= Frank Ereaut =

Bailiff of Jersey

Philip Le Feuvre House foundation stone.

Sir Herbert Frank Cobbold Ereaut (6 May 1919 – 11 September 1998) was Bailiff of Jersey from 1975 to 1985.

Sir Peter Crill was appointed Deputy Bailiff in 1974 and then succeeded Sir Frank Ereaut as Bailiff of Jersey in January 1986.

== Early life==
Ereaut was born in London, the son of Herbert Parker Ereaut (who predeceased him having been killed in active service in 1918) and May Julia Cobbold. Ereaut was the grandson of James J Ereaut, a Connétable of St Saviour.

Ereaut was educated at Victoria College Prep School in Jersey, Tormore Preparatory School in Deal and Cranleigh School. He was a Kitchener Scholar at Exeter College, Oxford. During the Second World War, he served in the Royal Army Service Corps, attaining the rank of captain.

== Legal career ==
Ereaut was called to the English and Jersey Bars in 1947.

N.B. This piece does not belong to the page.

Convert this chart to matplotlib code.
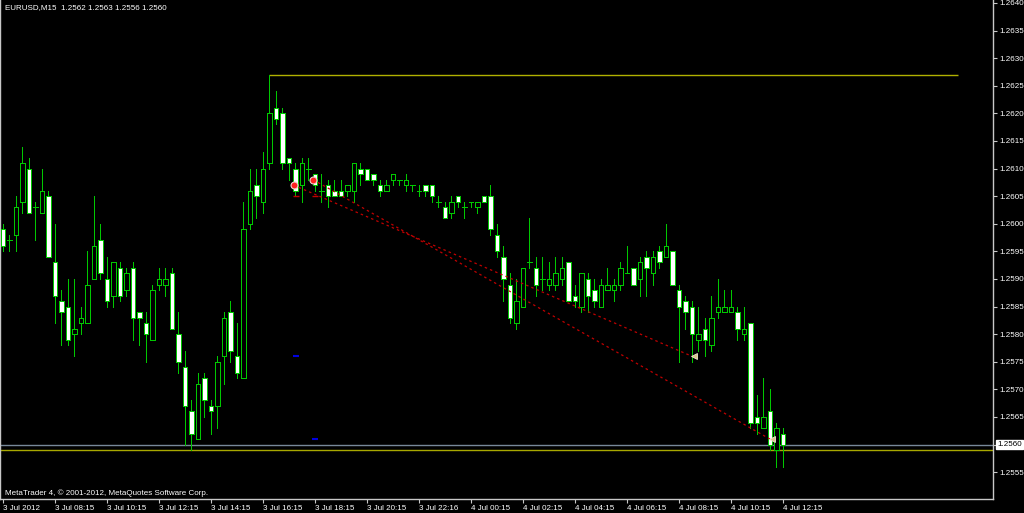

He was appointed HM Solicitor General in 1958 and HM Attorney General in 1962.

==Judicial appointments==
Appointment as Deputy Bailiff came in 1969 and he became Bailiff in 1975, succeeding Sir Robert Le Masurier.
His time as a Crown Officer coincided with Jersey's negotiations with the United Kingdom Government about the constitutional implications for Jersey of the United Kingdom's accession to the European Economic Community.

He was described as 'the gentlest of gentlemen'.

== Honours ==
Ereaut was knighted in 1976.

== Personal life ==
Ereaut married Kay Fitzgibbon from County Cork. They had one daughter, Elizabeth In February 1986, he was appointed a director of Standard Chartered Bank (CI).